§ **GOAL**:
Retype exactly the lines from the first one through the line with "import plotly.graph_objects as go", including both ends; skip any pictures.

— Begin SUPPLIED DATA —

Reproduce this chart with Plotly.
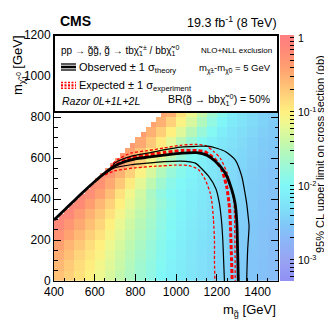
import numpy as np
import plotly.graph_objects as go

# ---------------- data ----------------
gluino_mass = [425, 475, 525, 575, 625, 675, 725, 775, 825, 875, 925,
               975, 1025, 1075, 1125, 1175, 1225, 1275, 1325, 1375, 1425, 1475]
lsp_mass = [25, 75, 125, 175, 225, 275, 325, 375, 425, 475, 525,
            575, 625, 675, 725, 775, 825]
N = None
xsec_limit_pb = [
    [0.22, 0.17, 0.13, 0.095, 0.07, 0.05, 0.036, 0.026, 0.019, 0.014, 0.010, 0.0082, 0.0068, 0.0058, 0.005, 0.0044, 0.0039, 0.0035, 0.0031, 0.0028, 0.0025, 0.0023],
    [0.26, 0.19, 0.14, 0.105, 0.078, 0.056, 0.04, 0.028, 0.02, 0.015, 0.011, 0.0085, 0.007, 0.006, 0.0051, 0.0045, 0.004, 0.0035, 0.0031, 0.0028, 0.0025, 0.0023],
    [0.32, 0.23, 0.16, 0.12, 0.09, 0.062, 0.044, 0.031, 0.022, 0.016, 0.0115, 0.0088, 0.0072, 0.006, 0.0052, 0.0045, 0.004, 0.0036, 0.0032, 0.0028, 0.0026, 0.0023],
    [0.4, 0.28, 0.2, 0.14, 0.1, 0.07, 0.049, 0.034, 0.024, 0.017, 0.012, 0.0092, 0.0074, 0.0062, 0.0053, 0.0046, 0.0041, 0.0036, 0.0032, 0.0029, 0.0026, 0.0024],
    [0.55, 0.38, 0.26, 0.18, 0.13, 0.085, 0.057, 0.039, 0.027, 0.019, 0.013, 0.0098, 0.0078, 0.0064, 0.0055, 0.0047, 0.0042, 0.0037, 0.0033, 0.0029, 0.0026, 0.0024],
    [0.7, 0.5, 0.34, 0.23, 0.16, 0.1, 0.066, 0.044, 0.03, 0.021, 0.014, 0.0105, 0.0082, 0.0067, 0.0057, 0.0049, 0.0043, 0.0038, 0.0034, 0.003, 0.0027, 0.0025],
    [N, 0.7, 0.45, 0.3, 0.2, 0.13, 0.08, 0.052, 0.034, 0.023, 0.015, 0.011, 0.0086, 0.007, 0.0059, 0.005, 0.0044, 0.0039, 0.0035, 0.0031, 0.0028, 0.0025],
    [N, N, 0.65, 0.42, 0.27, 0.17, 0.1, 0.062, 0.04, 0.026, 0.017, 0.012, 0.0092, 0.0074, 0.0062, 0.0052, 0.0045, 0.004, 0.0036, 0.0032, 0.0028, 0.0026],
    [N, N, N, 0.6, 0.4, 0.24, 0.13, 0.075, 0.046, 0.024, 0.015, 0.011, 0.009, 0.0076, 0.0064, 0.0054, 0.0047, 0.0041, 0.0037, 0.0033, 0.0029, 0.0026],
    [N, N, N, N, 0.55, 0.35, 0.2, 0.11, 0.06, 0.034, 0.02, 0.013, 0.01, 0.0082, 0.0067, 0.0056, 0.0048, 0.0042, 0.0037, 0.0033, 0.003, 0.0027],
    [N, N, N, N, N, 0.5, 0.3, 0.17, 0.09, 0.05, 0.028, 0.017, 0.012, 0.0088, 0.0071, 0.0059, 0.005, 0.0044, 0.0038, 0.0034, 0.003, 0.0027],
    [N, N, N, N, N, N, 0.45, 0.28, 0.16, 0.085, 0.045, 0.025, 0.015, 0.01, 0.0078, 0.0063, 0.0053, 0.0046, 0.004, 0.0035, 0.0031, 0.0028],
    [N, N, N, N, N, N, N, 0.38, 0.22, 0.12, 0.07, 0.035, 0.018, 0.011, 0.0085, 0.0068, 0.0056, 0.0048, 0.0042, 0.0037, 0.0032, 0.0029],
    [N, N, N, N, N, N, N, N, 0.35, 0.2, 0.11, 0.06, 0.032, 0.018, 0.011, 0.0078, 0.0062, 0.0051, 0.0044, 0.0038, 0.0033, 0.003],
    [N, N, N, N, N, N, N, N, N, 0.3, 0.18, 0.1, 0.055, 0.03, 0.017, 0.011, 0.0075, 0.0058, 0.0048, 0.0041, 0.0035, 0.0031],
    [N, N, N, N, N, N, N, N, N, N, 0.3, 0.17, 0.09, 0.05, 0.027, 0.015, 0.0095, 0.0068, 0.0054, 0.0045, 0.0038, 0.0033],
    [N, N, N, N, N, N, N, N, N, N, N, 0.3, 0.13, 0.07, 0.038, 0.02, 0.012, 0.0075, 0.0055, 0.0045, 0.0038, 0.0032],
]
# finer (25 GeV) points right at the kinematic edge
edge_gluino = [437.5, 487.5, 537.5, 587.5, 637.5, 687.5, 737.5, 787.5, 837.5, 887.5, 937.5]
edge_lsp = [312.5, 362.5, 412.5, 462.5, 512.5, 562.5, 612.5, 662.5, 712.5, 762.5, 812.5]
edge_limit_pb = [0.75, 0.75, 0.7, 0.65, 0.6, 0.55, 0.5, 0.45, 0.42, 0.38, 0.35]

# exclusion contours (gluino mass, LSP mass)
obs_gluino = [400, 450, 500, 550, 600, 650, 700, 750, 800, 860, 940, 1030, 1100, 1150, 1192, 1241, 1273, 1289, 1298, 1302, 1305]
obs_lsp = [298, 345, 393, 440, 485, 527, 562, 583, 596, 604, 614, 624, 626, 614, 584, 527, 445, 380, 283, 137, 0]
obs_up_gluino = [690, 712, 777, 859, 940, 1021, 1102, 1164, 1241, 1289, 1322, 1338, 1346, 1355, 1358, 1351, 1346]
obs_up_lsp = [568, 584, 608, 624, 640, 653, 657, 657, 632, 592, 511, 429, 380, 300, 268, 153, 0]
obs_dn_gluino = [655, 696, 777, 859, 940, 1021, 1094, 1159, 1195, 1212, 1222, 1229, 1233, 1237]
obs_dn_lsp = [528, 551, 567, 575, 582, 585, 575, 511, 450, 380, 300, 200, 100, 0]
exp_gluino = [680, 777, 859, 940, 1029, 1100, 1143, 1192, 1224, 1248, 1262, 1268, 1272, 1275]
exp_lsp = [556, 600, 615, 627, 637, 636, 630, 592, 543, 460, 356, 226, 100, 0]
exp_up_gluino = [690, 712, 777, 859, 940, 1021, 1102, 1150, 1184, 1216, 1250, 1273, 1283, 1287, 1289, 1290]
exp_up_lsp = [574, 592, 624, 636, 649, 662, 666, 658, 632, 600, 527, 445, 389, 300, 150, 0]
exp_dn_gluino = [650, 700, 800, 900, 1000, 1061, 1110, 1143, 1167, 1176, 1183, 1188, 1188, 1190]
exp_dn_lsp = [518, 538, 552, 560, 565, 563, 543, 494, 429, 380, 300, 200, 100, 0]

cbar_tick_vals = [0.001, 0.01, 0.1, 1]
cbar_tick_text = ["10<sup>-3</sup>", "10<sup>-2</sup>", "10<sup>-1</sup>", "1"]

# ---------------- layout geometry ----------------
W, H = 332, 319
L_M, R_M, T_M, B_M = 46, 62, 27, 46
PW, PH = W - L_M - R_M, H - T_M - B_M
FONT = "Liberation Sans, Arial, Helvetica, sans-serif"
CB_LEFT, CB_THICK = 272, 14


def fx(px):
    return (px - L_M) / PW


def fy(py):
    return (H - B_M - py) / PH


zmin, zmax = np.log10(5.2e-4), 0.04


def cpos(v):
    return (np.log10(v) - zmin) / (zmax - zmin)


stops = [(5.2e-4, "#9090f5"), (1e-3, "#98a4f2"), (2e-3, "#8ab8f8"), (3e-3, "#80c8f8"),
         (5e-3, "#80e0f8"), (1e-2, "#80f8f8"), (2e-2, "#a0f8d0"), (4e-2, "#c8f8a8"),
         (7e-2, "#eef890"), (0.1, "#fff080"), (0.2, "#ffc878"), (0.4, "#ffa070"),
         (0.7, "#ff8878"), (1.0, "#ff8080")]
colorscale = [[min(1.0, max(0.0, cpos(v))), c] for v, c in stops] + [[1.0, "#ff8080"]]

z = [[(np.log10(v) if v is not None else None) for v in row] for row in xsec_limit_pb]

# fine-grid table for the edge cells (library needs a full matrix)
fine_x = [412.5 + 25 * i for i in range(44)]
fine_y = [12.5 + 25 * j for j in range(34)]
fine_z = [[None] * len(fine_x) for _ in fine_y]
for g, l, v in zip(edge_gluino, edge_lsp, edge_limit_pb):
    fine_z[fine_y.index(l)][fine_x.index(g)] = np.log10(v)

minor_vals = []
for d in [-4, -3, -2, -1]:
    for m in range(2, 10):
        v = m * 10.0 ** d
        if 5.2e-4 <= v <= 1.0:
            minor_vals.append(np.log10(v))
tickvals = [np.log10(v) for v in cbar_tick_vals] + minor_vals

fig = go.Figure()
fig.add_trace(go.Heatmap(
    x=gluino_mass, y=lsp_mass, z=z, zmin=zmin, zmax=zmax,
    colorscale=colorscale, hoverinfo="skip",
    colorbar=dict(x=fx(CB_LEFT), xanchor="left", xref="paper", y=0.5, yanchor="middle",
                  len=1.0, lenmode="fraction", thickness=CB_THICK, outlinewidth=0, xpad=0,
                  tickvals=tickvals, ticks="inside", ticklen=4, showticklabels=False,
                  tickcolor="black", ypad=0),
))
fig.add_trace(go.Heatmap(
    x=fine_x, y=fine_y, z=fine_z, zmin=zmin, zmax=zmax,
    colorscale=colorscale, hoverinfo="skip", showscale=False,
))


def line(xs, ys, color, width, dash=None):
    fig.add_trace(go.Scatter(x=xs, y=ys, mode="lines", hoverinfo="skip", showlegend=False,
                             line=dict(color=color, width=width, dash=dash, shape="spline",
                                       smoothing=0.6)))


line(exp_dn_gluino, exp_dn_lsp, "#ff0000", 1.3, "3px,2px")
line(exp_up_gluino, exp_up_lsp, "#ff0000", 1.3, "3px,2px")
line(exp_gluino, exp_lsp, "#ff0000", 3, "4px,2px")
line(obs_dn_gluino, obs_dn_lsp, "black", 1.2)
line(obs_up_gluino, obs_up_lsp, "black", 1.2)
line(obs_gluino, obs_lsp, "black", 2.8)

shapes = [
    dict(type="rect", xref="paper", yref="paper", x0=0, x1=1, y0=fy(104), y1=1,
         fillcolor="white", line=dict(color="black", width=2), layer="above"),
    dict(type="line", xref="paper", yref="paper", x0=fx(53), x1=fx(68), y0=fy(56), y1=fy(56),
         line=dict(color="black", width=1.3), layer="above"),
    dict(type="line", xref="paper", yref="paper", x0=fx(53), x1=fx(68), y0=fy(59), y1=fy(59),
         line=dict(color="black", width=2.6), layer="above"),
    dict(type="line", xref="paper", yref="paper", x0=fx(53), x1=fx(68), y0=fy(62), y1=fy(62),
         line=dict(color="black", width=1.3), layer="above"),
]
for yy, w in [(74.5, 1.4), (77.3, 2.2), (80.2, 1.4)]:
    shapes.append(dict(type="line", xref="paper", yref="paper", x0=fx(53), x1=fx(68),
                       y0=fy(yy), y1=fy(yy), line=dict(color="#ff0000", width=w, dash="2px,1.5px"),
                       layer="above"))

ann = []


def text(px, py, s, size, xanchor="left", angle=0, yanchor="middle"):
    ann.append(dict(x=fx(px), y=fy(py), xref="paper", yref="paper", text=s, showarrow=False,
                    xanchor=xanchor, yanchor=yanchor, textangle=angle,
                    font=dict(family=FONT, size=size, color="black")))


text(50, 13, "<b>CMS</b>", 14)
text(271, 14, "19.3 fb<sup>-1</sup> (8 TeV)", 12.5, xanchor="right")
text(51, 42, "pp → g̃g̃, g̃ → tbχ̃<sub>1</sub><sup>±</sup> / bbχ̃<sub>1</sub><sup>0</sup>", 10)
text(266, 42, "NLO+NLL exclusion", 8, xanchor="right")
text(69, 60, "Observed ± 1 σ<sub>theory</sub>", 11)
text(265, 61, "m<sub>χ̃±</sub>-m<sub>χ̃0</sub> = 5 GeV", 9.5, xanchor="right")
text(69, 78, "Expected ± 1 σ<sub>experiment</sub>", 11)
text(52, 93, "<i>Razor 0L+1L+2L</i>", 10.5)
text(264, 92, "BR(g̃ → bbχ̃<sub>1</sub><sup>0</sup>) = 50%", 10.5, xanchor="right")
text(11, 57, "m<sub>χ̃<sub>1</sub><sup>0</sup></sub> [GeV]", 13, xanchor="center", angle=-90)
text(270, 302, "m<sub>g̃</sub> [GeV]", 13, xanchor="right")
text(312, 146, "95% CL upper limit on cross section (pb)", 11, xanchor="center", angle=-90)

# colour-bar tick labels, placed on the colour axis
for v, t in zip(cbar_tick_vals, cbar_tick_text):
    ann.append(dict(x=fx(CB_LEFT + CB_THICK + 2), y=cpos(v), xref="paper", yref="paper",
                    text=t, showarrow=False, xanchor="left", yanchor="middle",
                    font=dict(family=FONT, size=10.5, color="black")))

axis_common = dict(showline=True, linecolor="black", linewidth=1, mirror="ticks",
                   ticks="inside", ticklen=7, tickcolor="black", showgrid=False,
                   zeroline=False, tickfont=dict(family=FONT, size=12, color="black"))
fig.update_layout(
    width=W, height=H, margin=dict(l=L_M, r=R_M, t=T_M, b=B_M, autoexpand=False),
    paper_bgcolor="white", plot_bgcolor="white", showlegend=False,
    xaxis=dict(range=[400, 1500], tick0=400, dtick=200,
               minor=dict(ticks="inside", dtick=50, ticklen=3.5, tickcolor="black"),
               **axis_common),
    yaxis=dict(range=[0, 1200], tick0=0, dtick=200,
               minor=dict(ticks="inside", dtick=50, ticklen=3.5, tickcolor="black"),
               **axis_common),
    shapes=shapes, annotations=ann,
)

fig.write_html("out.html")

— End SUPPLIED DATA —

§ **EXERCISE SOLUTION**:
Reproduce this chart with Plotly.
import numpy as np
import plotly.graph_objects as go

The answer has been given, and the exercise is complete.